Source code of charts

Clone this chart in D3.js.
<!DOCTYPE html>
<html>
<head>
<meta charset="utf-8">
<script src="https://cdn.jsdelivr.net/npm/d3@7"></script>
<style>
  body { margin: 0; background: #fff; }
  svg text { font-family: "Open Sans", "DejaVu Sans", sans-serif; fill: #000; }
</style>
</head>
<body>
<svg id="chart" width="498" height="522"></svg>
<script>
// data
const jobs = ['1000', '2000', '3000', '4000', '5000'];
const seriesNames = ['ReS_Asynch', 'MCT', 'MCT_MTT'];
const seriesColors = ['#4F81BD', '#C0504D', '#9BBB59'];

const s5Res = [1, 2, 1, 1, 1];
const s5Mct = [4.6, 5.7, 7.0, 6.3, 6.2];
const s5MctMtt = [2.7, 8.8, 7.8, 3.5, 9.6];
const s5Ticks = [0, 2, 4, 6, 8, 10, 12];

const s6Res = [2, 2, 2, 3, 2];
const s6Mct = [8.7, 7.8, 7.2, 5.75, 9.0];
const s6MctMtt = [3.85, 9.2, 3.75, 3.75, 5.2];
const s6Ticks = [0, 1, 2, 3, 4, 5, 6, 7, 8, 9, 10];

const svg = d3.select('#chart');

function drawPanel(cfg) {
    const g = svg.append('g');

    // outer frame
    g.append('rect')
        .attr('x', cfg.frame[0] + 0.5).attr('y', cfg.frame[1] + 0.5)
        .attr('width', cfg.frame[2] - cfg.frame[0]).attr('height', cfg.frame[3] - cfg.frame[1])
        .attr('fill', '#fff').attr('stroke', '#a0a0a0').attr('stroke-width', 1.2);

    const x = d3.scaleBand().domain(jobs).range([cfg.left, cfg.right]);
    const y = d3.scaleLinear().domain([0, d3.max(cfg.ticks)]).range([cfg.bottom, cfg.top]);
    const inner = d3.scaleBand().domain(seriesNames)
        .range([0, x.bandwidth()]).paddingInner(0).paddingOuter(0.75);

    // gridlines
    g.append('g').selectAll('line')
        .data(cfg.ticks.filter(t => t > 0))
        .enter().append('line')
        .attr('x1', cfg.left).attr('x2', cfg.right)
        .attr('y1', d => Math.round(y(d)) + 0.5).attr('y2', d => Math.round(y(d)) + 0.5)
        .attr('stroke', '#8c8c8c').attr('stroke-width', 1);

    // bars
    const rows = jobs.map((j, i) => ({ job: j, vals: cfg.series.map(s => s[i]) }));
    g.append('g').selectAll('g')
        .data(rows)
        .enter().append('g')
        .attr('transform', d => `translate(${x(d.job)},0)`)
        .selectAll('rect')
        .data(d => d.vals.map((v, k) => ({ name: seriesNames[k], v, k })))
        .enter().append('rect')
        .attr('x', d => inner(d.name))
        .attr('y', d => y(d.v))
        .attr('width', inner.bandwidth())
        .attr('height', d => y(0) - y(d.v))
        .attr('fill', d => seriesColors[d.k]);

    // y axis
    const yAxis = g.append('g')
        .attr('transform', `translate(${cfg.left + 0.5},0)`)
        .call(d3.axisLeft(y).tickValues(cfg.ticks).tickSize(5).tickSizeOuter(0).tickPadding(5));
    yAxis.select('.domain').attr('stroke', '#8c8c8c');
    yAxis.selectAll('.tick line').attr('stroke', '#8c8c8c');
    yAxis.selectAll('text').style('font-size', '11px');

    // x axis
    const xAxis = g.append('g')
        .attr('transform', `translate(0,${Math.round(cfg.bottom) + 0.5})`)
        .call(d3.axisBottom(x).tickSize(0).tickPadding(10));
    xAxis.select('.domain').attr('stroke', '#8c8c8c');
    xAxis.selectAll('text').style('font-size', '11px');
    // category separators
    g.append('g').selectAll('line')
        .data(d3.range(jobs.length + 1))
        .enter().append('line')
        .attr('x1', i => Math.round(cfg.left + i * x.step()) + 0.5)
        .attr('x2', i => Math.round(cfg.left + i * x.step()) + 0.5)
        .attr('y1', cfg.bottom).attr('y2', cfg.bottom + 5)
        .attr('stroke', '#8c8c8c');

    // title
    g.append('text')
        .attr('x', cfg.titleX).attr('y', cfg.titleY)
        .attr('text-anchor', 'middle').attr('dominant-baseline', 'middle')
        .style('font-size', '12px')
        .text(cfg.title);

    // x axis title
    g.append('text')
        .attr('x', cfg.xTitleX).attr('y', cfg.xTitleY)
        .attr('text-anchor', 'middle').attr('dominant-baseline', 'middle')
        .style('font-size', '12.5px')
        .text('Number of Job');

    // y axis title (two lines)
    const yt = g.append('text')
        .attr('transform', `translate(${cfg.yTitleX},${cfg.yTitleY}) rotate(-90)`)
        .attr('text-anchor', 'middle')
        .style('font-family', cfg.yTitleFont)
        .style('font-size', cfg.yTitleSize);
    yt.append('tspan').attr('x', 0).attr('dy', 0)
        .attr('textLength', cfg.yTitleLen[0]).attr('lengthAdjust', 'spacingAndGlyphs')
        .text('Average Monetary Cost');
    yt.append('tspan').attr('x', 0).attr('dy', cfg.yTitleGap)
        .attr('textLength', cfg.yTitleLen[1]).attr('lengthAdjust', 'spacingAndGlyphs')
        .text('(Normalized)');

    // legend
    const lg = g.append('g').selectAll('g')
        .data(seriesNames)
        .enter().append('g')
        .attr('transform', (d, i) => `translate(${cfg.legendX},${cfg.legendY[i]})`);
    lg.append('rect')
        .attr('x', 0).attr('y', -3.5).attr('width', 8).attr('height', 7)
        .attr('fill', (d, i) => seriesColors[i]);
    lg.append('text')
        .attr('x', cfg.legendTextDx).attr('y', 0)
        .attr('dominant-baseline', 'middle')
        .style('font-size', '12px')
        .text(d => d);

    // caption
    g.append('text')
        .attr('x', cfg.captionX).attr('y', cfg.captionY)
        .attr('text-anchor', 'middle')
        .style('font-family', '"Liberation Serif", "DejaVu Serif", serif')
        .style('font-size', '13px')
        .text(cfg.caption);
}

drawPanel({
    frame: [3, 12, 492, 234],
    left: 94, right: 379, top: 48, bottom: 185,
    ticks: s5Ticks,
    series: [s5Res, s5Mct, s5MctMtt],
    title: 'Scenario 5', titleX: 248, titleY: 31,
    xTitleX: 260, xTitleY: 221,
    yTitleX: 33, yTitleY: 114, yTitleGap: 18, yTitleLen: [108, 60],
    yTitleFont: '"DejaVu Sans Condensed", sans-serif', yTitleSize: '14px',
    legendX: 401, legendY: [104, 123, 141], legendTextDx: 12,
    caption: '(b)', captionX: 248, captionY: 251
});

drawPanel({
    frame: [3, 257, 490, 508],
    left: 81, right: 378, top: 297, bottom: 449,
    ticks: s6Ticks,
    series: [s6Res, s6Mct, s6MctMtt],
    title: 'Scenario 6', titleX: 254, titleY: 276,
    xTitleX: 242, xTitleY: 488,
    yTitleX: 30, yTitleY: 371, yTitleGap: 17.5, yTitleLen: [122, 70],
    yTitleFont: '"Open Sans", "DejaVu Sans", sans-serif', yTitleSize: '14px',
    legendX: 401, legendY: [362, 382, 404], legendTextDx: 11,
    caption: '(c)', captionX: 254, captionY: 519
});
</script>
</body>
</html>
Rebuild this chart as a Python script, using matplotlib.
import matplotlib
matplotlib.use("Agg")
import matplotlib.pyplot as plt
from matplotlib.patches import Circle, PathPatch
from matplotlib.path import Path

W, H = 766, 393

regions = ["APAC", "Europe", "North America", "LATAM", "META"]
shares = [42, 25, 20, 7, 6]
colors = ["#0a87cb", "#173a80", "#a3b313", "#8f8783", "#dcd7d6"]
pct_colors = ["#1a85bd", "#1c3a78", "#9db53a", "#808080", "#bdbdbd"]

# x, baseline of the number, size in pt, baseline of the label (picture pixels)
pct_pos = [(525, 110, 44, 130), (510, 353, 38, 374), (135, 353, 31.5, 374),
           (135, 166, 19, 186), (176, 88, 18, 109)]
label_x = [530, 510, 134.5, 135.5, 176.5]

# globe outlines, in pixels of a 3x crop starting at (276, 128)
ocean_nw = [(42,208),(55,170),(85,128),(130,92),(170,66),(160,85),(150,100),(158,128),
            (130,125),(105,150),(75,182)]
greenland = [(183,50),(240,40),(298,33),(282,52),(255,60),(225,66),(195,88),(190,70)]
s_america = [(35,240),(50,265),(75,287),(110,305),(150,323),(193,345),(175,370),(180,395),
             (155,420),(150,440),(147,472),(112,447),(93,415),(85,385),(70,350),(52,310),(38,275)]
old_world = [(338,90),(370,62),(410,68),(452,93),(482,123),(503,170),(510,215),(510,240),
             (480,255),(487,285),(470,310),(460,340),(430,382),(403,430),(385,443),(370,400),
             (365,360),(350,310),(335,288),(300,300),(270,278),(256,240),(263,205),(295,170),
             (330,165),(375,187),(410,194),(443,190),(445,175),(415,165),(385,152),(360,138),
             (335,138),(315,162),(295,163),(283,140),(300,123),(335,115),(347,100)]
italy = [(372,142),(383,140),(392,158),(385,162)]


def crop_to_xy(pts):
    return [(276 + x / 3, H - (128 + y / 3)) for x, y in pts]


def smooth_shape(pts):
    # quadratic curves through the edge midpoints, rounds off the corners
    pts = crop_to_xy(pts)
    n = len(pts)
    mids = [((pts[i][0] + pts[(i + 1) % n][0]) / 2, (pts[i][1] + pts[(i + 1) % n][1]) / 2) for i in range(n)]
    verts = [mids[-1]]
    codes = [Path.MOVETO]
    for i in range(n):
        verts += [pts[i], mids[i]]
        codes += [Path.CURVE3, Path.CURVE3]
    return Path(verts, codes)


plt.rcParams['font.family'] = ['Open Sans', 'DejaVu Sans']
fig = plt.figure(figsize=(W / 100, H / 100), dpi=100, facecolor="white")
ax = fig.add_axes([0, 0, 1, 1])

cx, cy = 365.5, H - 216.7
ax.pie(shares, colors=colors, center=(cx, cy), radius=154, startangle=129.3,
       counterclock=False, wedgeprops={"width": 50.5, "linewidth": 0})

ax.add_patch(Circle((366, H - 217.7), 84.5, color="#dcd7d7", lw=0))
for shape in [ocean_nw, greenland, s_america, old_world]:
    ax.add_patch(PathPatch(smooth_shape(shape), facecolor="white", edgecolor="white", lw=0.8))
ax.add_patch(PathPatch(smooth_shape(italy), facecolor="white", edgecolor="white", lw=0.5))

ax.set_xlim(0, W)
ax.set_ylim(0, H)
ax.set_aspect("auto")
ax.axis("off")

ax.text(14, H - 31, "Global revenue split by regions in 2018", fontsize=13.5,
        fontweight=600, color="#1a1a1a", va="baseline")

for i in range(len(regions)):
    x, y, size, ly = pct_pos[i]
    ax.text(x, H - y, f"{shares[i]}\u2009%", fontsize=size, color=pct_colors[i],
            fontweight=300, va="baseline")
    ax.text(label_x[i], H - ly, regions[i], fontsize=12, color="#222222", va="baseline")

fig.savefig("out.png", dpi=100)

• _What this task involves_:
Above are the records; please copy exactly their first line and each line after it through the line containing "const g = svg.append('g');", and no line after that.

• _Task result_:
Clone this chart in D3.js.
<!DOCTYPE html>
<html>
<head>
<meta charset="utf-8">
<script src="https://cdn.jsdelivr.net/npm/d3@7"></script>
<style>
  body { margin: 0; background: #fff; }
  svg text { font-family: "Open Sans", "DejaVu Sans", sans-serif; fill: #000; }
</style>
</head>
<body>
<svg id="chart" width="498" height="522"></svg>
<script>
// data
const jobs = ['1000', '2000', '3000', '4000', '5000'];
const seriesNames = ['ReS_Asynch', 'MCT', 'MCT_MTT'];
const seriesColors = ['#4F81BD', '#C0504D', '#9BBB59'];

const s5Res = [1, 2, 1, 1, 1];
const s5Mct = [4.6, 5.7, 7.0, 6.3, 6.2];
const s5MctMtt = [2.7, 8.8, 7.8, 3.5, 9.6];
const s5Ticks = [0, 2, 4, 6, 8, 10, 12];

const s6Res = [2, 2, 2, 3, 2];
const s6Mct = [8.7, 7.8, 7.2, 5.75, 9.0];
const s6MctMtt = [3.85, 9.2, 3.75, 3.75, 5.2];
const s6Ticks = [0, 1, 2, 3, 4, 5, 6, 7, 8, 9, 10];

const svg = d3.select('#chart');

function drawPanel(cfg) {
    const g = svg.append('g');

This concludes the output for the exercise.